Forum Discussion

AlabamaTraveler's avatar
Aug 23, 2013

Yosemite is burning....

We have been there. This is heartbreaking. For those who have never been to this very special place, you might not understand. For those who have been there, this is devastating. The fire isn't in the valley yet, but this is really looking bad.
  • Alot of the reason for the catastofic fires is because of fire suppression that was started years and years ago not climate change. Whenever it was that they first ran to put out a fire it just added to the fuel load instaed of letting them burn, but in the interim we had logging and grazing that kept the fuel loads down but since so called enviroventalists stopped the the logging and grazing the fuel loads have gotten to where they cant even begin to stop a fire. I feel bad for anyone in its path.

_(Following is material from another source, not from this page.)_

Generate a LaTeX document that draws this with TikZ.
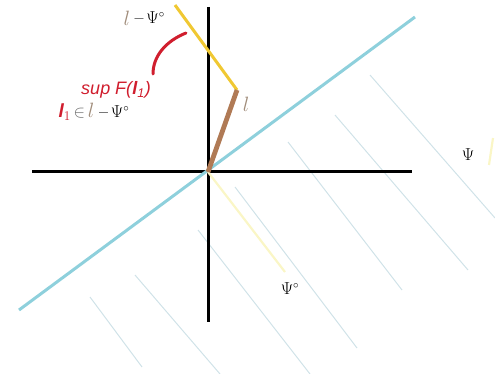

  • Dan this is Harden Flat/ Berkeley Camp going up in smoke just south (to the right) of Sawmill Mtn. Further right is Pilot Ridge, which has burned unabated all week, burning towards the Merced River headwaters. sad.
  • Our whole extended family is in mourning -- this lovely area will never look the same in our lifetimes. I wonder if the intensity of this fire will encourage the Forest Service to allow more selective logging -- not clear-cutting, but thinning. The California Department of Fire manages a couple of demonstration forests -- Jackson and Mountain Home -- that have been carefully thinned. The forests look great -- green and healthy. And the thinning costs nothing -- the loggers pay for the right to harvest the trees.

    This may be the best solution to drought and climate change. But I am no expert on forest management, so I really don't know.
  • Really puzzling why they didn't do more. They recently lifted the 39" rule and we did see larger trees on logging trucks. If money from resource harvesting went back into the forest perhaps closures wouldn't be necessary.

    To their credit when selective harvesting is done the area responds quickly. Near us they harvested and the crews even trucked out the slash. It was then used to generate electricity to run their plants. My only complaint is they don't masticate fine enough and walking through the forest afterwards is rather hazardous.
  • profdant139 wrote:
    Our whole extended family is in mourning -- this lovely area will never look the same in our lifetimes.


    I wouldn't say that. I visited Yellowstone in my 20s, four years before the massive fire of 1988. I've been back 4 times in the last 10 years, the burn areas look great, most of the new trees are 6' plus now, and were easily 4+ back in 2004.

    To see a forest reseed itself and sprout forth from the ashes is a wonder to behold.

    I drive HWY 120 at least once a year, looking forward to the next few years to see it as it returns.
  • I also was in Yellowstone before and after the big one, while I do agree some fire is good, to my liking it ruined the landscape in Yellowstone for the next 50 years, I am optimistic that in my later years I will see the majestic trees reaching 70+feet again, and while it is amazing at the regeneration of the forest after a fire, the little 6 to 10 foot trees just don't move me like a big forest, I am sad for the Hetch Hetchy and surrounding forest, and for you folks in its path.
  • I don't know about others, but seeing endless forests of brown trees didn't make me feel all that good in Yellowstone. I went there back in 1988 during the fire and returned in 1995 and 2006, and to me it hasn't changed that much yet. I'm just hoping that Yosemite doesn't have that happen to it.

    Bob in Calif.
  • Bob, the area that I am concerned about is the west side of the 120 corridor and the Hetch Hetchy area. Yosemite Valley and Glacier Point are untouched, and I am pretty sure that the high country of Tenaya and Tioga are safe, too. But the destruction of the Berkeley Tuolumne Family Camp is an unmitigated loss to our family -- my wife's side has been going there at least once a year for more than fifty years.
  • There is nothing natural about a man caused fire. While we do not know the cause of this fire its clear that the vast majority of fires in the USA are man caused. In 2012 alone there were 9400 lightening caused fires and 58,000 fires attributed to man.